Thursday, November 4, 2010

The Equus Projects: Real Time

Thursday, November 4, 2010


As fellow ERPA recipients, Connie Hall, Artistic Director of Conni’s Avant Garde Restaurant and I chose to collaborate to create a visceral, hands-on experience that would convey the core values that lie at the foundation of the work that we make and how we make it. This task proved to be an enlightening challenge.


Last week Connie posted a blog that tracked the similarities between our work and how we folded that into our presentation plan. This blog offers a meta-view of our creative process in making that plan. In retrospect I realized that our planning followed a trajectory that exactly mirrors my choreographic process.


Start with a large idea. Make the First Draft Plan. Revise. Look deeper. Revise. Edit. Revise. End up with a small story.


To give a context for all of this, I quote Connie’s terrific synopsis of our respective companies: My company, The Equus Projects, makes site specific performance works for dancers and horses. Conni’s Avant Garde Restaurant, makes five course meals for our audiences. We both engage with a specific community that has a secondary interest other than theater or dance (food and horses). In comparing our work and our creative process Connie and I realized that we both need a certain level of participation or “buy in” from the audience or community in order for the performance to exist. (I use local horses in each venue so I need equestrians to lend me their horses. Connie needs her audience to eat her food).


In our first meeting Connie and I scanned the full range of our ideas and efficiently drafted a plan for our presentation.


Revisiting that plan weeks later we realized that we were biting off far to large a chunk of information, that we were casting ourselves as talking heads, that the experiential part of our presentation had become framed as information and actually we were missing the essence of what we do.


The next phase of our process felt lots messier. We shredded the original presentation and asked ourselves hard questions: What motivates the desire to feed an audience food, or spend intense time with peoples’ horses. This was the Are-We-Ever-Going-To-Have-An Actual Finished Piece-Phase of the creative process. We realized we both loved taking our work OUT of a conventional theatre setting. We spent time talking about our creative process and what impact we wanted the performance to have on our audiences. We realized that we wanted the audience to linger with us inside the process.

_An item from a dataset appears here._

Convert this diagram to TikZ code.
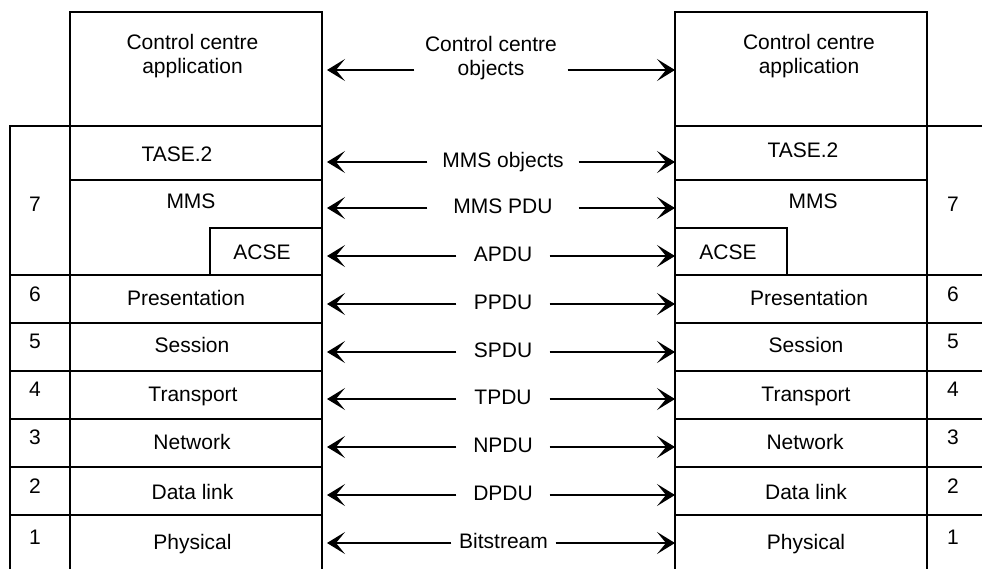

Eventually we distilled our core objective down to bringing an audience a real time experience. With horses there is always the element of unpredictability. Equus Projects dancers must be able to perform in real time as opposed to memory time. I want the audience to witnesses the dancers inside this process of in-the-moment decision-making. Connie feeds her audience a full meal that is in itself a completely visceral experience. Along with the food she serves, Connie crafts a theatrical experience that is suspenseful. She leads her audiences to feel that anything can happen.


Once the messy, “Ask yourself all the nitty-gritty questions phase” of the process was done, the extra, unnecessary events we in the original plan fell away. We were left with the most essential elements. The remaining task was to create transitions that took the audience on a cohesive journey.


Looking back, I clearly recognize how similar this experience was to creating a new work. Tell the small story. Keep it really visceral. Take the audience on a journey.


Connie, thanks for the creative brainstorming and for writing such a great Blog!